Coast executives said they were not particularly concerned about the C.F.O.’s, because they had not seen many hedge funds putting limits on redemptions, or “closing the gates,” as the industry calls it.
“It’s clearly been a very tough year for investors in general,” Mr. Smith said. “But I think hedge funds have done a good job of navigating very tough markets and don’t get the type of recognition that they should.”
Two of the C.F.O.’s put on watch or downgraded by the ratings agencies are run by two units of the British hedge fund Man Group. One is run by Glenwood Capital in Chicago, which saw its multi-strategy fund lose more than 4 percent through July, according to an investor. A spokesman for the funds declined to comment.
Returns are not in yet for September, but hedge fund managers say this month is even worse than the summer. Some funds were hurt by new rules from the Securities and Exchange Commission on short-selling, a tactic for betting against stock prices. The commission made it more difficult to short all stocks and temporarily banned the strategy in more than 800 financial stocks.
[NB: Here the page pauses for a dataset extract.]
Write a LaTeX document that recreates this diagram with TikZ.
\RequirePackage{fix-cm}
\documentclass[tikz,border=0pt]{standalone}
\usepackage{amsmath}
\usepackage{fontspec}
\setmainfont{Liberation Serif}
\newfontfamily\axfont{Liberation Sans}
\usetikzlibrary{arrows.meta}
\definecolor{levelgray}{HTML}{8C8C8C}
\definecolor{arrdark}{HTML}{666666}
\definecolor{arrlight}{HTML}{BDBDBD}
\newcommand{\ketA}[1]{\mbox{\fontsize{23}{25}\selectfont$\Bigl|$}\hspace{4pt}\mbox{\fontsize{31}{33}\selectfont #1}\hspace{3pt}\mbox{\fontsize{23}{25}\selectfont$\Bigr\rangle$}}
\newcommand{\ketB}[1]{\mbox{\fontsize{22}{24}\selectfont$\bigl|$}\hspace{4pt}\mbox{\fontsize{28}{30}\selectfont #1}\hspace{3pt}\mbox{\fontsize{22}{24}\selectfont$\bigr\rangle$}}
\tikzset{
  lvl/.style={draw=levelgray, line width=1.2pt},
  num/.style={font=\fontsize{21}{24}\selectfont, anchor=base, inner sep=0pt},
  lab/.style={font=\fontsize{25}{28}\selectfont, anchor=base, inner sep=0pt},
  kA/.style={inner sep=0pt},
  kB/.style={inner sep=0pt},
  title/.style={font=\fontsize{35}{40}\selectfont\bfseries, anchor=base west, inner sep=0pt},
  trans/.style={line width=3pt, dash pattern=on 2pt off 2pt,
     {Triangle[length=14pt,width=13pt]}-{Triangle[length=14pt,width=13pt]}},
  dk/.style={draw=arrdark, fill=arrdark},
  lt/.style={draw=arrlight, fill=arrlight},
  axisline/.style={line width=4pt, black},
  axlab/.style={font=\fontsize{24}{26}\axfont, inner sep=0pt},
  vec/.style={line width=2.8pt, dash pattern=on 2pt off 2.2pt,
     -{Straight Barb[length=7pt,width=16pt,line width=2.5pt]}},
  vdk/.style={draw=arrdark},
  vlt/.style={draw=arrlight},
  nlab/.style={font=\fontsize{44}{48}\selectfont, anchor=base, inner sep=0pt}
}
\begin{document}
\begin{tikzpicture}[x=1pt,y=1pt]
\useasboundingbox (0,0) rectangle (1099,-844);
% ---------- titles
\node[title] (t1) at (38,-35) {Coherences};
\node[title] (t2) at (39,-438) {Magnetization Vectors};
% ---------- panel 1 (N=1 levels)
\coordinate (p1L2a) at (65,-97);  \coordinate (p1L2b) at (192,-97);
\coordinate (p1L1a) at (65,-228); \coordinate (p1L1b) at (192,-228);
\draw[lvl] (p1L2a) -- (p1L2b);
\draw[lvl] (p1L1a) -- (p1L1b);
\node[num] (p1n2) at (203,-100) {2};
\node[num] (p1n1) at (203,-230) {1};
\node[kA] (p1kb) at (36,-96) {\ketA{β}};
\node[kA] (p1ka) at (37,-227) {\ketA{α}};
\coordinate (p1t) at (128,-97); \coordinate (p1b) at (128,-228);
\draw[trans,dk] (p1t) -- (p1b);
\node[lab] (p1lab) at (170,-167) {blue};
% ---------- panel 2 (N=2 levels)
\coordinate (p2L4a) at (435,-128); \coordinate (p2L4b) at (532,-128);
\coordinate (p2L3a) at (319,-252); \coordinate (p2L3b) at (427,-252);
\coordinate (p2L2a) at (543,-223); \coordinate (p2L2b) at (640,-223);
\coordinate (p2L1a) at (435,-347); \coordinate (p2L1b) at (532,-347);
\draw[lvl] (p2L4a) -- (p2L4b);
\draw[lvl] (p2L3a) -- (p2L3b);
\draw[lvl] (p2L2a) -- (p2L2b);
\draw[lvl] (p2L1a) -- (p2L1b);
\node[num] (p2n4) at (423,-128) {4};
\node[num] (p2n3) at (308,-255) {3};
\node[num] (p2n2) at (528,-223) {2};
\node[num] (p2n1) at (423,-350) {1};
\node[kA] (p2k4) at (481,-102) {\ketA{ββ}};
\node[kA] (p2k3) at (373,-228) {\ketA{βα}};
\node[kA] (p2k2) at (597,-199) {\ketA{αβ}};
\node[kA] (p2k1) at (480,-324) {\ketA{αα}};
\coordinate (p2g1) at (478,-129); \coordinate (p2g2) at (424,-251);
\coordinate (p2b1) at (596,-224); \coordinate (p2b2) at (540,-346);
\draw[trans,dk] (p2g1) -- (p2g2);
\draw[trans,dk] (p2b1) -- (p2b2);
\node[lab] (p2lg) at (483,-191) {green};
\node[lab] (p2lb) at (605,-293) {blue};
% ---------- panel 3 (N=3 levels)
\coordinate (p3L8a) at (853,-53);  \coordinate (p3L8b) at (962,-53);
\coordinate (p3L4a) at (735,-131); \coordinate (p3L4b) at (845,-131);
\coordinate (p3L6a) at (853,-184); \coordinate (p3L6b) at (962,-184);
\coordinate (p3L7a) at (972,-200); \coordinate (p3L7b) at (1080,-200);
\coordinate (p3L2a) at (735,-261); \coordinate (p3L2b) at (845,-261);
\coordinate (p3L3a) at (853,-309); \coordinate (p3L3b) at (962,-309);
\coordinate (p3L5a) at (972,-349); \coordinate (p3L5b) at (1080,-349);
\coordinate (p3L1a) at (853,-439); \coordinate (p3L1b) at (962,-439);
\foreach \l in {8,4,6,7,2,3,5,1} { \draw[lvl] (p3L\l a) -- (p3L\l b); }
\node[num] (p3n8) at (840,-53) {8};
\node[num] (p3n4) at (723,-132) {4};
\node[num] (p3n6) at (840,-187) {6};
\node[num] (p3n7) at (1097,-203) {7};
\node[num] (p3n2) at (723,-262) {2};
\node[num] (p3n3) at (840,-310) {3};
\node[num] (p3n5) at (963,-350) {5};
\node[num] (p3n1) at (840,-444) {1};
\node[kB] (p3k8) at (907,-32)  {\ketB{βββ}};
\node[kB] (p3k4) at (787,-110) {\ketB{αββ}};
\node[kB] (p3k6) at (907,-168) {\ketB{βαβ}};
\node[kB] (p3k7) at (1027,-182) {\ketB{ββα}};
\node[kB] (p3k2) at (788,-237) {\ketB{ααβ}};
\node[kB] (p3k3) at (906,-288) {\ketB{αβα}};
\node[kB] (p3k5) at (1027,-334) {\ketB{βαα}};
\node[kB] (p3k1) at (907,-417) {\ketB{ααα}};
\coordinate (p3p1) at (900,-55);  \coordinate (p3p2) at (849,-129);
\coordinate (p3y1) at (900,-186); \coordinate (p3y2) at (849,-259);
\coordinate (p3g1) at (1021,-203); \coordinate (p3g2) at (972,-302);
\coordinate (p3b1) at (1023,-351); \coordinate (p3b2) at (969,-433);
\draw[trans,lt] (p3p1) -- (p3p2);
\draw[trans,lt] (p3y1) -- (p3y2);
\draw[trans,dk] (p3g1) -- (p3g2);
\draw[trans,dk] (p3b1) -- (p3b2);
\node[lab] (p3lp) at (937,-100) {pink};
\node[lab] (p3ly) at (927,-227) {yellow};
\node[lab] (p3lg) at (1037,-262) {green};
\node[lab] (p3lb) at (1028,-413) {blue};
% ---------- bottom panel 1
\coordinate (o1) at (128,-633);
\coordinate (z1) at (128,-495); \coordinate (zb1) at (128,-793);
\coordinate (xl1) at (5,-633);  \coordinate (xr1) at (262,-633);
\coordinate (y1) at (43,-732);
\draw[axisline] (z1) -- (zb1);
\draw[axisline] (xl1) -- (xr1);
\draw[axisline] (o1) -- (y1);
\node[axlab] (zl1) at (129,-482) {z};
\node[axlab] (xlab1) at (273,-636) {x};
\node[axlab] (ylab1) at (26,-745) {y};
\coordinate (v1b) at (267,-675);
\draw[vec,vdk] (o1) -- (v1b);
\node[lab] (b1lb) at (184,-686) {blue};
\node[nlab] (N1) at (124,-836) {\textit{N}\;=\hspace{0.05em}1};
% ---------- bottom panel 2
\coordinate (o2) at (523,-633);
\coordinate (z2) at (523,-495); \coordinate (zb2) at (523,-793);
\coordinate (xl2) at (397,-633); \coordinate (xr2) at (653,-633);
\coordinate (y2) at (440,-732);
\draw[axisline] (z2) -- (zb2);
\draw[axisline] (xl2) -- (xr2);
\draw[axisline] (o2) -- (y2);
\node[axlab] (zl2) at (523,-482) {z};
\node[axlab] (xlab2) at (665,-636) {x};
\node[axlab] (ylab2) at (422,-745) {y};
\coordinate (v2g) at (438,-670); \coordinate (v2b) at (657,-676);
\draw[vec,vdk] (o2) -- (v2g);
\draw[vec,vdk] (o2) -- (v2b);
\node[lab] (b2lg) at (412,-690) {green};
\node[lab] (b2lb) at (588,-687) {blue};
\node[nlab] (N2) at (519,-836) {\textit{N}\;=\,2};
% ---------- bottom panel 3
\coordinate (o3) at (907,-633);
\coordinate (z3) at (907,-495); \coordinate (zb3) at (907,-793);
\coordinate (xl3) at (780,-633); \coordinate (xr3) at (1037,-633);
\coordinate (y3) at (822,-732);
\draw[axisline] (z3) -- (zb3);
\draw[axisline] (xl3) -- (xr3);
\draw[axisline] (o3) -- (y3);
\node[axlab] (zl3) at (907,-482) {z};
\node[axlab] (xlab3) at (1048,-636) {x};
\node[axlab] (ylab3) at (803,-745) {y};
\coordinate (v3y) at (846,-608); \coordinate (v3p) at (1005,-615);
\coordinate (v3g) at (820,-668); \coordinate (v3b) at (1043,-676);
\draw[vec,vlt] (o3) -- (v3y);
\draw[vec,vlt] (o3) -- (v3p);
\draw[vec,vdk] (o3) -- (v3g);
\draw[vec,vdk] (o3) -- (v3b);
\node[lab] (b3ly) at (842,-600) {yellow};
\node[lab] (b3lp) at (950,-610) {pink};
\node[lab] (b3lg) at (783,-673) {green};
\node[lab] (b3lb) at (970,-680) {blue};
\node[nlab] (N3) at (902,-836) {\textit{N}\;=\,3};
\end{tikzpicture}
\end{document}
In particular, this hurt convertible-bond managers, who often buy bonds that can be converted into shares and short the underlying stocks.
The short-selling ban lasts until Thursday evening, but it is widely expected to be extended.
John P. Rigas, the chief executive of Sciens Capital Management, knows firsthand how difficult it can be to get money out of troubled hedge funds. He spotted problems at Amaranth Advisors a year before that fund collapsed because of wrong-way bets in the energy markets, but it took him eight months to retrieve all of his fund of funds’ investment. Mr. Rigas’ firm runs a C.F.O. that is invested in 41 hedge funds, but he said he had put more than 25 percent of his funds’ capital into cash to weather the storm.
He predicts further liquidations in the industry.
“How can I say that the environment is not bad?” Mr. Rigas said. “It’s difficult with hedge funds because they are very fragile. By their nature they’re fragile instruments because investors can ask for their money.”